Dalam kuliah umum yang diselenggarakan Senin (20/10), di Synergy Hall, Gedung Science Techno Park (STP), Kampus UI Depok, Prof. El-Awaisi menyebut bahwa penjajahan terhadap Palestina bukan bermula pada 1948, melainkan sejak pendudukan Inggris pada 1917 yang kemudian membuka jalan bagi kolonisasi Zionis. Ia menyoroti terjadinya Nakba, ketika pengetahuan dan bahasa Palestina dihapus dari ruang akademik global, sehingga generasi Muslim kehilangan kerangka berpikirnya sendiri.
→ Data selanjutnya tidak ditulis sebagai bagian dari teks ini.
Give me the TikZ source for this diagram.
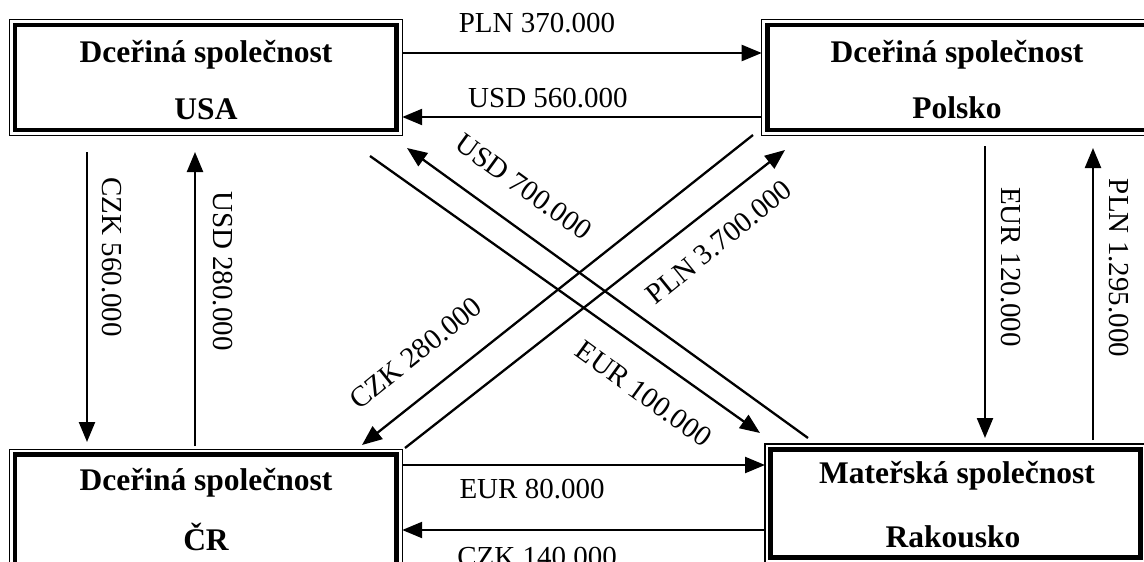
\documentclass[tikz,border=0pt]{standalone}
\usepackage{fontspec}
\setmainfont{Liberation Serif}
\usetikzlibrary{arrows.meta}

% thick inner frame drawn inside the thin outline of a company box
\newcommand\frameit[1]{%
  \draw[line width=4.8pt] ([shift={(5.5pt,-5.5pt)}]#1.north west)
    rectangle ([shift={(-5.5pt,5.5pt)}]#1.south east);}

\begin{document}
\begin{tikzpicture}[x=1pt,y=-1pt,
  firm/.style={draw,line width=1.1pt,inner sep=0pt,outer sep=0pt},
  title/.style={anchor=base,inner sep=0pt,font=\fontsize{31.5}{36}\selectfont\bfseries},
  amount/.style={inner sep=0pt,font=\fontsize{29}{34}\selectfont},
  flow/.style={line width=2.3pt,-{Triangle[length=20pt,width=16pt]}}]

\useasboundingbox (0,0) rectangle (1144,562);
\fill[white] (0,0) rectangle (1144,562);
\clip (0,0) rectangle (1144,562);

% company boxes
\node[firm,minimum width=392.7pt,minimum height=116pt] (usa) at (205.85,77.5) {};
\node[firm,minimum width=392.7pt,minimum height=116pt] (pol) at (958.05,77.5) {};
\node[firm,minimum width=392.7pt,minimum height=122pt] (cr)  at (205.85,510.3) {};
\node[firm,minimum width=381pt,minimum height=119pt]   (rak) at (955.5,503.5) {};
\frameit{usa}\frameit{pol}\frameit{cr}\frameit{rak}

\node[title] (usa1) at (206,62)  {Dceřiná společnost};
\node[title] (usa2) at (206,119) {USA};
\node[title] (pol1) at (957,62)  {Dceřiná společnost};
\node[title] (pol2) at (957,118) {Polsko};
\node[title] (cr1)  at (206,490) {Dceřiná společnost};
\node[title] (cr2)  at (206,550) {ČR};
\node[title] (rak1) at (957,483) {Mateřská společnost};
\node[title] (rak2) at (953,547) {Rakousko};

% horizontal flows
\draw[flow] ([yshift=24.5pt]usa.east) -- ([yshift=24.5pt]pol.west);
\draw[flow] ([yshift=-39.5pt]pol.west) -- ([yshift=-39.5pt]usa.east);
\draw[flow] ([yshift=45.3pt]cr.east) -- ([yshift=38.5pt]rak.west);
\draw[flow] ([yshift=-26.5pt]rak.west) -- ([yshift=-19.7pt]cr.east);

% vertical flows
\draw[flow] ([shift={(-118.85pt,-16.5pt)}]usa.south) -- ([shift={(-118.85pt,7.3pt)}]cr.north);
\draw[flow] ([shift={(-10.85pt,3.3pt)}]cr.north) -- ([shift={(-10.85pt,-16.5pt)}]usa.south);
\draw[flow] ([shift={(26.95pt,-10.5pt)}]pol.south) -- ([shift={(29.5pt,6pt)}]rak.north);
\draw[flow] ([shift={(137.5pt,4pt)}]rak.north) -- ([shift={(134.95pt,-12.5pt)}]pol.south);

% diagonal flows
\draw[flow] ([shift={(-32.2pt,-20.5pt)}]usa.south east) -- ([shift={(-5pt,11pt)}]rak.north west);
\draw[flow] ([shift={(43pt,6pt)}]rak.north west) -- ([shift={(4.8pt,-12.5pt)}]usa.south east);
\draw[flow] ([shift={(-8.7pt,0.5pt)}]pol.south west) -- ([shift={(-40.2pt,4.3pt)}]cr.north east);
\draw[flow] ([shift={(2.8pt,1.3pt)}]cr.north east) -- ([shift={(23.3pt,-14.5pt)}]pol.south west);

% amounts
\node[amount,anchor=base] (a1) at (537,32)  {PLN 370.000};
\node[amount,anchor=base] (a2) at (548,107) {USD 560.000};
\node[amount,anchor=base] (a3) at (532,498) {EUR 80.000};
\node[amount,anchor=base] (a4) at (537,566) {CZK 140.000};
\node[amount,rotate=-90] (a5) at (112,257)  {CZK 560.000};
\node[amount,rotate=-90] (a6) at (223,271)  {USD 280.000};
\node[amount,rotate=-90] (a7) at (1011,267) {EUR 120.000};
\node[amount,rotate=-90] (a8) at (1119,268) {PLN 1.295.000};
\node[amount,rotate=-36] (a9)  at (524,187) {USD 700.000};
\node[amount,rotate=-36] (a10) at (644,394) {EUR 100.000};
\node[amount,rotate=39]  (a11) at (719,242) {PLN 3.700.000};
\node[amount,rotate=39]  (a12) at (416,353) {CZK 280.000};
\end{tikzpicture}
\end{document}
“Penjajahan bahasa adalah bentuk dominasi paling berbahaya karena membuat kita percaya pada narasi yang diciptakan penjajah. Kita harus merebut kembali pengetahuan, agar ilmu kembali melayani keadilan,” kata Prof. El-Awaisi.
Menurutnya, dunia akademik dapat melanggengkan kolonialisme modern melalui teori dan paradigma yang diimpor tanpa kritik. Banyak universitas Muslim terjebak pada ketergantungan terhadap kerangka berpikir Barat tanpa berupaya membangun teori yang berpijak pada pengalaman sendiri. Kondisi ini disebut intellectual slavery atau perbudakan pemikiran.
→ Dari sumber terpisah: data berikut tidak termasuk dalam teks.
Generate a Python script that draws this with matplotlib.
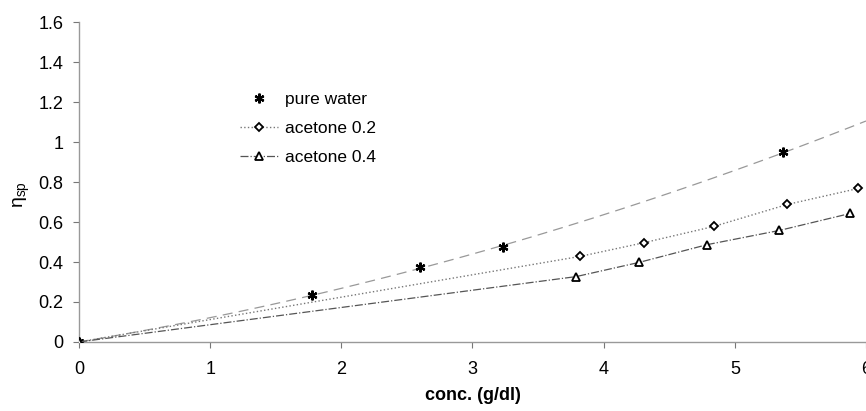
import matplotlib.pyplot as plt
import numpy as np

plt.rcParams['font.family'] = ['Liberation Sans', 'DejaVu Sans']

# pure water
x_water = [0, 1.78, 2.60, 3.23, 5.37]
y_water = [0, 0.235, 0.373, 0.477, 0.948]
# acetone 0.2
x_ac2 = [0, 3.82, 4.31, 4.84, 5.40, 5.94]
y_ac2 = [0, 0.428, 0.497, 0.578, 0.688, 0.768]
# acetone 0.4
x_ac4 = [0, 3.79, 4.27, 4.79, 5.34, 5.88]
y_ac4 = [0, 0.327, 0.398, 0.487, 0.558, 0.643]

xticks = [0, 1, 2, 3, 4, 5, 6]
yticks = [0, 0.2, 0.4, 0.6, 0.8, 1, 1.2, 1.4, 1.6]
yticklabels = ["0", "0.2", "0.4", "0.6", "0.8", "1", "1.2", "1.4", "1.6"]

fig = plt.figure(figsize=(8.66, 4.11), dpi=100)
ax = fig.add_axes([0.0912, 0.168, 0.9088, 0.778])

# trendline for pure water: y = a*x + b*x^2 through the origin
xw = np.array(x_water)
A = np.vstack([xw, xw**2]).T
coef = np.linalg.lstsq(A, np.array(y_water), rcond=None)[0]
xs = np.linspace(0, 6, 100)
ax.plot(xs, coef[0]*xs + coef[1]*xs**2, color="#999999", lw=0.9,
        linestyle=(0, (8, 5)), zorder=1)

ax.plot(x_water, y_water, linestyle="none", marker=(6, 2, 0), ms=7,
        mew=1.6, color="black", label="pure water", zorder=3)
ax.plot(x_ac2, y_ac2, linestyle=":", lw=1, color="#777777", marker="D", ms=4.5,
        mfc="white", mec="black", mew=1.3, label="acetone 0.2", zorder=3)
ax.plot(x_ac4, y_ac4, linestyle="-.", lw=0.9, color="#555555", marker="^", ms=6,
        mfc="white", mec="black", mew=1.3, label="acetone 0.4", zorder=3)

ax.set_xlim(0, 6)
ax.set_ylim(0, 1.6)
ax.set_xticks(xticks)
ax.set_yticks(yticks)
ax.set_yticklabels(yticklabels)
ax.tick_params(labelsize=13, colors="black", length=4, width=0.8)
ax.tick_params(axis="both", color="#777777")
ax.tick_params(axis="x", pad=10)
ax.tick_params(axis="y", pad=7)

for s in ["top", "right"]:
    ax.spines[s].set_visible(False)
for s in ["left", "bottom"]:
    ax.spines[s].set_color("#999999")
    ax.spines[s].set_linewidth(1)

ax.set_xlabel("conc. (g/dl)", fontsize=13, fontweight="bold", labelpad=6)
ax.set_ylabel(r"η$_{\mathregular{sp}}$", fontsize=14)
ax.yaxis.set_label_coords(-0.06, 0.46)

ax.legend(loc="upper left", bbox_to_anchor=(0.185, 0.83), frameon=False,
          fontsize=12.5, handlelength=2.2, labelspacing=0.8, handletextpad=0.4)

fig.savefig("out.png", dpi=100)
Oleh karena itu, guna membangun kebebasan berpikir, Prof. El-Awaisi menilai perlunya menerjemahkan solidaritas terhadap Palestina ke dalam riset, tulisan, dan teori yang menantang dominasi kolonial. Selama lebih dari tiga dekade, ia meneliti bagaimana kolonialisme bekerja melalui penguasaan narasi ilmiah dan penghilangan sejarah intelektual bangsa Palestina. Riset tersebut penting karena perjuangan melawan penjajahan bukan hanya tentang kemerdekaan fisik, tetapi juga perjuangan merebut kembali hak untuk berpikir dan mendefinisikan diri.
Sebagai anak dari keluarga penyintas Nakba, Prof. El-Awaisi mengatakan, “Ayah saya seorang buta huruf yang selalu menekankan pentingnya pendidikan sebagai bentuk perlawanan. Ia selalu berkata, satu-satunya cara untuk merebut kembali tanah air adalah melalui ilmu pengetahuan. Karena itu, perjuangan saya adalah perjuangan akademik,” ujarnya.
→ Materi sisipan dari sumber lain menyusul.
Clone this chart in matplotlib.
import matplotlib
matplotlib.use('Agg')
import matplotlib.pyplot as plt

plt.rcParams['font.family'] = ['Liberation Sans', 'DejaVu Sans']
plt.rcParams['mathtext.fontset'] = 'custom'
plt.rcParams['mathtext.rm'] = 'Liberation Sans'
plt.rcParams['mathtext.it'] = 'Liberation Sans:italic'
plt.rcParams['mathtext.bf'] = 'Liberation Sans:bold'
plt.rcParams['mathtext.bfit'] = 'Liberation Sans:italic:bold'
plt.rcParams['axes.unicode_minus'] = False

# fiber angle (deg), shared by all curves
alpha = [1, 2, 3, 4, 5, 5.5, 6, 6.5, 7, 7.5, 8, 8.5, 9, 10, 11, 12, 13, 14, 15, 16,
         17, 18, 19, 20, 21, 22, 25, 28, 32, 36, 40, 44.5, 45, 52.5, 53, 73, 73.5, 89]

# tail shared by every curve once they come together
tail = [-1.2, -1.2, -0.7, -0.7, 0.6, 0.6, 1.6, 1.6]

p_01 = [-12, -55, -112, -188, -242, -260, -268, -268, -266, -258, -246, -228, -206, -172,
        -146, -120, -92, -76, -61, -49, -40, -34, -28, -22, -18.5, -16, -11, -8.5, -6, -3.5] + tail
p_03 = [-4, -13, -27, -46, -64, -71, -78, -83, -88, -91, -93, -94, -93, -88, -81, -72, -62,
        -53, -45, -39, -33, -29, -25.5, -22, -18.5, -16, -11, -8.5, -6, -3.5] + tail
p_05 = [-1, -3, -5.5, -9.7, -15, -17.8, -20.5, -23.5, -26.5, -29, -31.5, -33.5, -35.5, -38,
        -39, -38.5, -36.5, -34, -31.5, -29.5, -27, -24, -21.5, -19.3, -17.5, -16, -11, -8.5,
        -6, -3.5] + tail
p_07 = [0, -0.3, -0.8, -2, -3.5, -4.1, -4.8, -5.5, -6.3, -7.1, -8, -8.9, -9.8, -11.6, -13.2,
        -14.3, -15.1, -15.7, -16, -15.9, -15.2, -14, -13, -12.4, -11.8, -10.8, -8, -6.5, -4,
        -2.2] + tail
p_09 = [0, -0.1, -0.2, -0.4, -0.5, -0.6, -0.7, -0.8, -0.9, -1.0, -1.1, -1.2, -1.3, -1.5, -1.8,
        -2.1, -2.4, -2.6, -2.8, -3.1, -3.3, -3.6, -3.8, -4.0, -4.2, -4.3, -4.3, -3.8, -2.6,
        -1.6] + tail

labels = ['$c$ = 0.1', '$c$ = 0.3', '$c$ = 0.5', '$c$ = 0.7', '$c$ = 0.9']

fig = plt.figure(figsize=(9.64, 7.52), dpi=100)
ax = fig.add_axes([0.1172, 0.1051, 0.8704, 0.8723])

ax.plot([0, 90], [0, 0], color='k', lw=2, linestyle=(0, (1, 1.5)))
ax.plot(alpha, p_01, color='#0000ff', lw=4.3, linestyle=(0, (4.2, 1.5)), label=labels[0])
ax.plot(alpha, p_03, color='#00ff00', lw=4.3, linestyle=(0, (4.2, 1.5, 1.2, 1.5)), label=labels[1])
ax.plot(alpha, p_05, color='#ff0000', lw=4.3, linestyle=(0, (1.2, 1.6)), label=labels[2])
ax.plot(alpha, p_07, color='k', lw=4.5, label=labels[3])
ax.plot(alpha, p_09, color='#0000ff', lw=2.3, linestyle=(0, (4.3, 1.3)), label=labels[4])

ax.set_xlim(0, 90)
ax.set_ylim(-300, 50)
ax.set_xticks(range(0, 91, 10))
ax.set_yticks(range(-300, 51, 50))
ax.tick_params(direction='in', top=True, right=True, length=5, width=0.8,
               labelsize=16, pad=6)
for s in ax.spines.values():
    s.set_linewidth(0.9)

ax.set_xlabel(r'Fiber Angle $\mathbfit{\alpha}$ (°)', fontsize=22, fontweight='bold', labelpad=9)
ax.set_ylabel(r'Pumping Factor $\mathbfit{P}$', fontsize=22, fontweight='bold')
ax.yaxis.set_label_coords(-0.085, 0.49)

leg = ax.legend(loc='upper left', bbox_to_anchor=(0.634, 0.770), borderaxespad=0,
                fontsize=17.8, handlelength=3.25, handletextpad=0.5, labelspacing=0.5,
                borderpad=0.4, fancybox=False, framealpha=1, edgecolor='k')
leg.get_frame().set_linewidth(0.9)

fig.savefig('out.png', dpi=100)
Tak hanya itu, Prof. El-Awaisi juga mengkritik gagasan Two-State Solution atau “Solusi Dua Negara”, yang menurutnya belum menyentuh akar persoalan kolonialisme dan justru berpotensi memperpanjang bentuk dominasi baru. Kemerdekaan Palestina dimulai dari keberanian untuk berpikir merdeka. Oleh karena itu, ia mengajak sivitas akademika UI untuk menjadikan ilmu pengetahuan sebagai sarana pembebasan, bukan sekadar akumulasi teori. Melalui dekolonisasi pengetahuan, manusia dapat terbebas dari dominasi dalam bentuk apa pun.
Kuliah umum ini diselenggarakan oleh Direktorat Pengabdian Masyarakat dan Inovasi Sosial UI bekerja sama dengan Universitas Indonesia Students for Justice in Palestine (UISJP). Wakil Rektor UI Bidang Riset dan Inovasi UI, Prof. Dr. Hamdi Muluk, M.Si. menyebut kegiatan ini sebagai upaya memperluas ruang dialog akademik lintas negara dengan menghadirkan diskursus global yang tidak hanya bersifat intelektual, tetapi juga berkeadilan.
“Dunia akademik memiliki peran penting dalam menumbuhkan kesadaran global terhadap isu kemanusiaan. Kampus adalah tempat untuk menegakkan kemanusiaan. Membicarakan Palestina di kampus merupakan bentuk tanggung jawab moral dan akademik, membicarakan Palestina berarti berbicara tentang keadilan dan martabat manusia,” ujar Prof. Hamdi.